Uncertainty and symmetry bounds for the quantum total detection probability

We investigate a generic discrete quantum system prepared in state |ψ_{in}〉 under repeated detection attempts, aimed to find the particle in state |d〉, for example, a quantum walker on a finite graph searching for a node. For the corresponding classical random walk, the total detection probability P_{det} is unity.
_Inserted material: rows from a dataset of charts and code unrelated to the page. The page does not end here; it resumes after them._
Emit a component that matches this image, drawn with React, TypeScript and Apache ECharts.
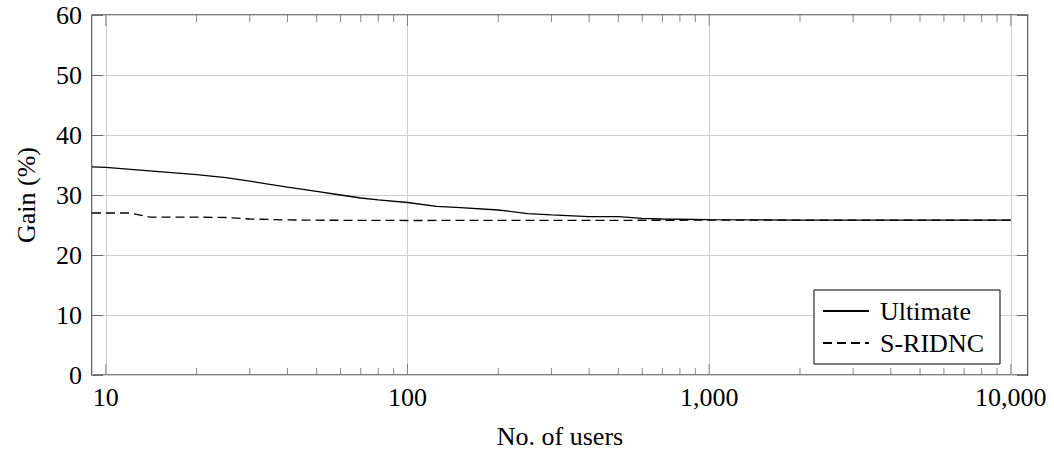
import React, { useEffect, useRef } from "react";
import * as echarts from "echarts";

// Number of users (log scale) and gain in percent for each scheme
const ultimateUsers = [9, 10, 15, 20, 25, 30, 40, 50, 60, 70, 80, 100, 125, 150, 200, 250, 300, 400, 500, 600, 700, 1000, 2000, 5000, 10000];
const ultimateGain = [34.7, 34.6, 33.9, 33.4, 32.9, 32.3, 31.3, 30.6, 30.0, 29.5, 29.2, 28.75, 28.1, 27.9, 27.5, 26.9, 26.7, 26.4, 26.4, 26.1, 26.0, 25.9, 25.8, 25.8, 25.8];

const sridncUsers = [9, 12, 14, 20, 25, 30, 40, 50, 100, 1000, 10000];
const sridncGain = [27.0, 27.0, 26.3, 26.3, 26.25, 26.0, 25.85, 25.8, 25.75, 25.8, 25.8];

const seriesNames = ["Ultimate", "S-RIDNC"];

// Tick positions on the logarithmic x axis
const majorTicks = [10, 100, 1000, 10000];
const minorSteps = [2, 3, 4, 5, 6, 7, 8, 9];
const minorTicks = majorTicks.slice(0, 3).flatMap((d) => minorSteps.map((k) => d * k));

const X_MIN = 9;
const X_MAX = 11400;
const Y_MIN = 0;
const Y_MAX = 60;

const FONT = "'Liberation Serif', 'Times New Roman', serif";
const FONT_SIZE = 26;
const TICK_COLOR = "#6a6a6a";

const isDecade = (v: number) => {
  const l = Math.log10(v);
  return Math.abs(l - Math.round(l)) < 1e-6;
};

// Short vertical marks pointing inwards from the bottom or top frame
const tickMarks = (values: number[], yValue: number, length: number) => ({
  type: "scatter",
  silent: true,
  clip: false,
  z: 10,
  data: values.map((v) => [v, yValue]),
  symbol: "rect",
  symbolSize: [1, length],
  symbolOffset: [0, yValue === Y_MIN ? -length / 2 : length / 2],
  itemStyle: { color: TICK_COLOR },
  emphasis: { disabled: true },
  tooltip: { show: false },
});

export default function App() {
  const ref = useRef<HTMLDivElement>(null);

  useEffect(() => {
    if (!ref.current) return;
    const chart = echarts.init(ref.current, undefined, { renderer: "svg" });

    const tickStyle = { color: TICK_COLOR, width: 1 };

    chart.setOption({
      animation: false,
      grid: {
        left: 92,
        right: 26,
        top: 15,
        bottom: 80,
        show: true,
        borderColor: "#000",
        borderWidth: 1.2,
        backgroundColor: "transparent",
      },
      legend: {
        data: seriesNames,
        orient: "vertical",
        right: 54,
        bottom: 91,
        backgroundColor: "#fff",
        borderColor: "#000",
        borderWidth: 1,
        borderRadius: 0,
        padding: [8, 16, 8, 8],
        itemGap: 6,
        itemWidth: 46,
        itemHeight: 14,
        selectedMode: false,
        itemStyle: { opacity: 0 },
        textStyle: {
          fontFamily: FONT,
          fontSize: FONT_SIZE,
          color: "#000",
          padding: [0, 0, 0, 6],
        },
      },
      xAxis: {
        type: "log",
        logBase: 10,
        min: X_MIN,
        max: X_MAX,
        position: "bottom",
        name: "No. of users",
        nameLocation: "middle",
        nameGap: 48,
        nameTextStyle: { fontFamily: FONT, fontSize: FONT_SIZE, color: "#000" },
        axisLine: { show: false },
        axisTick: { show: false },
        axisLabel: {
          fontFamily: FONT,
          fontSize: FONT_SIZE,
          color: "#000",
          margin: 9,
          formatter: (v: number) => (isDecade(v) ? Math.round(v).toLocaleString("en-US") : ""),
        },
        splitLine: { show: true, lineStyle: { color: "#cfcfcf", width: 1 } },
        minorTick: { show: false },
      },
      yAxis: [
        {
          type: "value",
          min: Y_MIN,
          max: Y_MAX,
          interval: 10,
          position: "left",
          name: "Gain (%)",
          nameLocation: "middle",
          nameGap: 53,
          nameRotate: 90,
          nameTextStyle: { fontFamily: FONT, fontSize: FONT_SIZE, color: "#000" },
          axisLine: { show: false },
          axisTick: { show: true, inside: true, length: 11, lineStyle: tickStyle },
          axisLabel: { fontFamily: FONT, fontSize: FONT_SIZE, color: "#000", margin: 10 },
          splitLine: { show: true, lineStyle: { color: "#cfcfcf", width: 1 } },
        },
        {
          type: "value",
          min: Y_MIN,
          max: Y_MAX,
          interval: 10,
          position: "right",
          axisLine: { show: false },
          axisTick: { show: true, inside: true, length: 11, lineStyle: tickStyle },
          axisLabel: { show: false },
          splitLine: { show: false },
        },
      ],
      series: [
        tickMarks(minorTicks, Y_MIN, 7),
        tickMarks(minorTicks, Y_MAX, 7),
        tickMarks(majorTicks, Y_MIN, 11),
        tickMarks(majorTicks, Y_MAX, 11),
        {
          name: seriesNames[0],
          type: "line",
          data: ultimateUsers.map((u, i) => [u, ultimateGain[i]]),
          symbol: "none",
          z: 5,
          lineStyle: { color: "#000", width: 1.3, type: "solid" },
          itemStyle: { color: "#000" },
        },
        {
          name: seriesNames[1],
          type: "line",
          data: sridncUsers.map((u, i) => [u, sridncGain[i]]),
          symbol: "none",
          z: 5,
          lineStyle: { color: "#000", width: 1.3, type: [9, 5] },
          itemStyle: { color: "#000" },
        },
      ],
    });

    return () => chart.dispose();
  }, []);

  return <div ref={ref} style={{ width: 1054, height: 455, position: "absolute", left: 0, top: 0 }} />;
}
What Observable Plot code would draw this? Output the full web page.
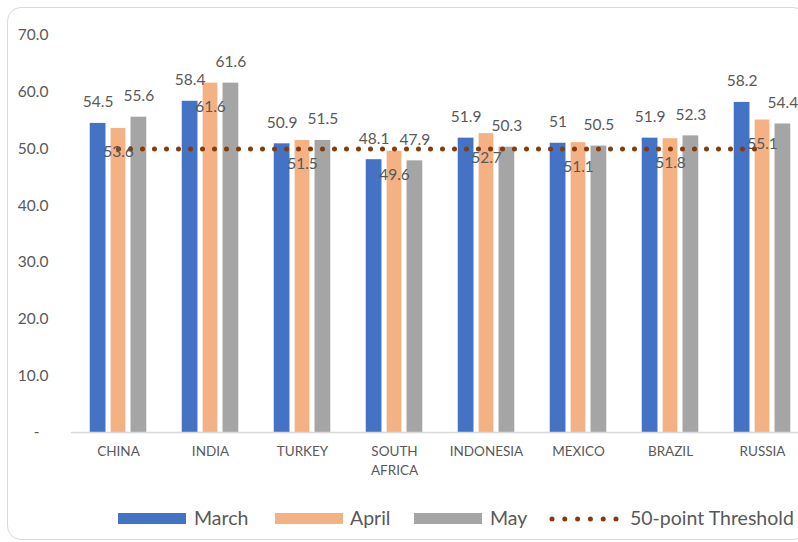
<!DOCTYPE html>
<html>
<head>
<meta charset="utf-8">
<script src="https://cdn.jsdelivr.net/npm/d3@7"></script>
<script src="https://cdn.jsdelivr.net/npm/@observablehq/plot@0.6"></script>
<style>
  html, body { margin: 0; padding: 0; background: #fff; overflow: hidden; }
  #wrap { position: relative; width: 798px; height: 542px; overflow: hidden; font-family: Lato, sans-serif; color: #595959; }
  #box { position: absolute; left: 7px; top: 7px; width: 800px; height: 533px; border: 1.5px solid #d9d9d9; border-radius: 14px; box-sizing: border-box; }
  #chart { position: absolute; left: 0; top: 0; width: 810px; }
  #chart svg { max-width: none !important; }
  .sw { position: absolute; top: 513px; width: 68px; height: 11px; }
  .lt { position: absolute; top: 507px; font-size: 19.5px; line-height: 22px; white-space: nowrap; }
</style>
</head>
<body>
<div id="wrap">
  <div id="box"></div>
  <div id="chart"></div>
  <div id="legend"></div>
</div>
<script>
// ---- data ----
const countries = ["CHINA", "INDIA", "TURKEY", "SOUTH AFRICA", "INDONESIA", "MEXICO", "BRAZIL", "RUSSIA"];
const countryLabels = ["CHINA", "INDIA", "TURKEY", "SOUTH\nAFRICA", "INDONESIA", "MEXICO", "BRAZIL", "RUSSIA"];
const months = ["March", "April", "May"];
const march = [54.5, 58.4, 50.9, 48.1, 51.9, 51, 51.9, 58.2];
const april = [53.6, 61.6, 51.5, 49.6, 52.7, 51.1, 51.8, 55.1];
const may   = [55.6, 61.6, 51.5, 47.9, 50.3, 50.5, 52.3, 54.4];
const threshold = 50;
const thresholdLabel = "50-point Threshold";
const yTicks = [0, 10, 20, 30, 40, 50, 60, 70];

// ---- styles ----
const colors = ["#4472C4", "#F4B183", "#A5A5A5"];
const thresholdColor = "#843C0C";
const textColor = "#595959";

const W = 810, H = 500, mL = 71, mR = 1, mT = 35, mB = 68;
const bw = (W - mL - mR) / countries.length;
const pitch = 20.4;
const barW = [16, 15, 16];
const series = [march, april, may];

const rows = months.map((m, i) => countries.map((c, j) => ({country: c, month: m, value: series[i][j]})));
const thresholdRows = countries.map(c => ({country: c, value: threshold}));
const labelRows = countries.map((c, i) => ({country: c, label: countryLabels[i]}));

const marks = [];
rows.forEach((data, i) => {
  const center = bw / 2 + (i - 1) * pitch;
  marks.push(Plot.barY(data, {
    x: "country", y: "value", fill: colors[i],
    insetLeft: center - barW[i] / 2,
    insetRight: bw - center - barW[i] / 2
  }));
});
marks.push(Plot.ruleY([0], {stroke: "#d9d9d9", strokeWidth: 1.5}));
marks.push(Plot.lineY(thresholdRows, {
  x: "country", y: "value", stroke: thresholdColor, strokeWidth: 5,
  strokeDasharray: "0 12", strokeLinecap: "round"
}));
rows.forEach((data, i) => {
  marks.push(Plot.text(data, {
    x: "country", y: "value", text: d => String(d.value),
    dx: (i - 1) * pitch, dy: i === 1 ? 24 : -21,
    fill: textColor, fontSize: 15.5
  }));
});
marks.push(Plot.text(labelRows, {
  x: "country", y: () => 0, text: "label", lineAnchor: "top", dy: 10.5,
  fontSize: 13.5, lineHeight: 1.4, fill: textColor
}));
marks.push(Plot.text(yTicks.filter(t => t > 0), {
  frameAnchor: "left", y: d => d, text: d => d.toFixed(1),
  textAnchor: "end", dx: -23, fontSize: 15.5, fill: textColor
}));
marks.push(Plot.text(yTicks.filter(t => t === 0), {
  frameAnchor: "left", y: d => d, text: () => "-",
  textAnchor: "end", dx: -32, fontSize: 15.5, fill: textColor
}));

const chart = Plot.plot({
  width: W, height: H,
  marginLeft: mL, marginRight: mR, marginTop: mT, marginBottom: mB,
  x: {type: "band", domain: countries, paddingInner: 0, paddingOuter: 0, axis: null},
  y: {domain: [0, 70], axis: null},
  style: {fontFamily: "Lato, sans-serif", background: "transparent", overflow: "visible", color: textColor, maxWidth: "none"},
  marks
});
document.getElementById("chart").appendChild(chart);

// ---- legend ----
const legend = document.getElementById("legend");
const items = [
  {name: months[0], color: colors[0], sx: 118, tx: 194},
  {name: months[1], color: colors[1], sx: 275, tx: 350},
  {name: months[2], color: colors[2], sx: 414, tx: 490}
];
items.forEach(it => {
  const s = document.createElement("div");
  s.className = "sw"; s.style.left = it.sx + "px"; s.style.background = it.color;
  legend.appendChild(s);
  const t = document.createElement("div");
  t.className = "lt"; t.style.left = it.tx + "px"; t.textContent = it.name;
  legend.appendChild(t);
});
const ns = "http://www.w3.org/2000/svg";
const ls = document.createElementNS(ns, "svg");
ls.setAttribute("width", 80); ls.setAttribute("height", 12);
ls.style.position = "absolute"; ls.style.left = "546px"; ls.style.top = "513px";
const ln = document.createElementNS(ns, "line");
ln.setAttribute("x1", 6); ln.setAttribute("x2", 72); ln.setAttribute("y1", 6); ln.setAttribute("y2", 6);
ln.setAttribute("stroke", thresholdColor); ln.setAttribute("stroke-width", 5);
ln.setAttribute("stroke-dasharray", "0 12.8"); ln.setAttribute("stroke-linecap", "round");
ls.appendChild(ln);
legend.appendChild(ls);
const tt = document.createElement("div");
tt.className = "lt"; tt.style.left = "630px"; tt.textContent = thresholdLabel;
legend.appendChild(tt);
</script>
</body>
</html>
Due to destructive interference, one may find initial states |ψ_{in}〉 with P_{det}<1. We first obtain an uncertainty relation which yields insight on this deviation from classical behavior, showing the relation between P_{det} and energy fluctuations: ΔPVar[H[over ̂]]_{d}≥|〈d|[H[over ̂],D[over ̂]]|ψ_{in}〉|^{2}, where ΔP=P_{det}−|〈ψ_{in}|d〉|^{2} and D[over ̂]=|d〉〈d| is the measurement projector. Secondly, exploiting symmetry we show that P_{det}≤1/ν, where the integer ν is the number of states equivalent to the initial state. These bounds are compared with the exact solution for small systems, obtained from an analysis of the dark and bright subspaces, showing the usefulness of the approach. The upper bound works well even in large systems, and we show how to tighten the lower bound in this case.